Sunday, May 3, 2009

Cheating in high school.

Read this article: http://www.findingdulcinea.com/news/Americas/2009/March/Schools-Attempt-to-Redefine-the-iPod-War.html
(For some reason, I don't have a hyperlink option..)
However, this article was found from the NCTE blog and is about how some classrooms are allowing students to have Ipods in study halls and break periods. I didn't realize that most school implement rules against having them as a prevention of theft and cheating! This issue of cheating is something we haven't talked about in our education classes yet!
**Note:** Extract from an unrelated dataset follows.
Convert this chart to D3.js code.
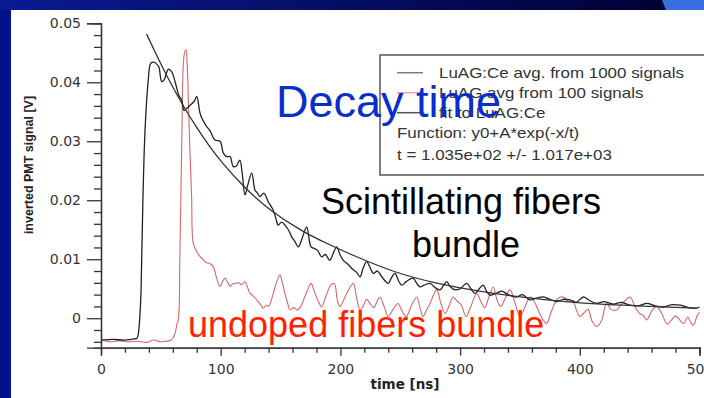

How as a teacher do you prevent this from happening? I think back to my high school years and I remember students would cheat ALL the time (I cannot emphasize enough)!! Teachers were so oblivious about this too. I remember this one time, I actually wrote an annoymous letter to my teacher telling him that half of the class would always cheat on vocabulary tests. After I sent it, he had his eyes fixed on us like we were a steak dinner! Does it come to this--where we have to watch our students the entire period? Do we distribute different tests? Do we trust them? Do we test hard? I guess the answer lies in the way you handle classroom management, but in my experience of witnessing all the cheaters while in high school, I'm afraid that we cannot escape this problem.

Week 15. ALREADY??

Wow. I cannot believe it is already the end of another semester! I am getting closer and closer to student teaching and I feel more and more ready! I'm so glad that Kent State incorporated our Multi-Modal Literacies class to the catalog year. I think we would have missed out on a lot of valuable information if this change didn't take place.
I've come to the realization that the classroom is evolving. Whether it be our technology, our classroom activities, or our wrinkles, as a teacher, we gotta be ready to be on our feet. We have to stay up to date with the times and connect with our future students.
In my experience with Dr. Kist, I've acquired so much information and outlooks on my perspective classroom that will definitely assist me in maintaining a sense of professionalism, modernism, and optimism with my future staff and students. I look so forward to being that teacher that is approachable, knowledgeable, and committed to granting all students to an equal education.
We've come so far in class. From blogs, to wikis, to graphic novels, to classroom games, I've got a handful of things that can be applied to my English classroom! Thank you Dr. Kist for an excellent start to an excellent journey!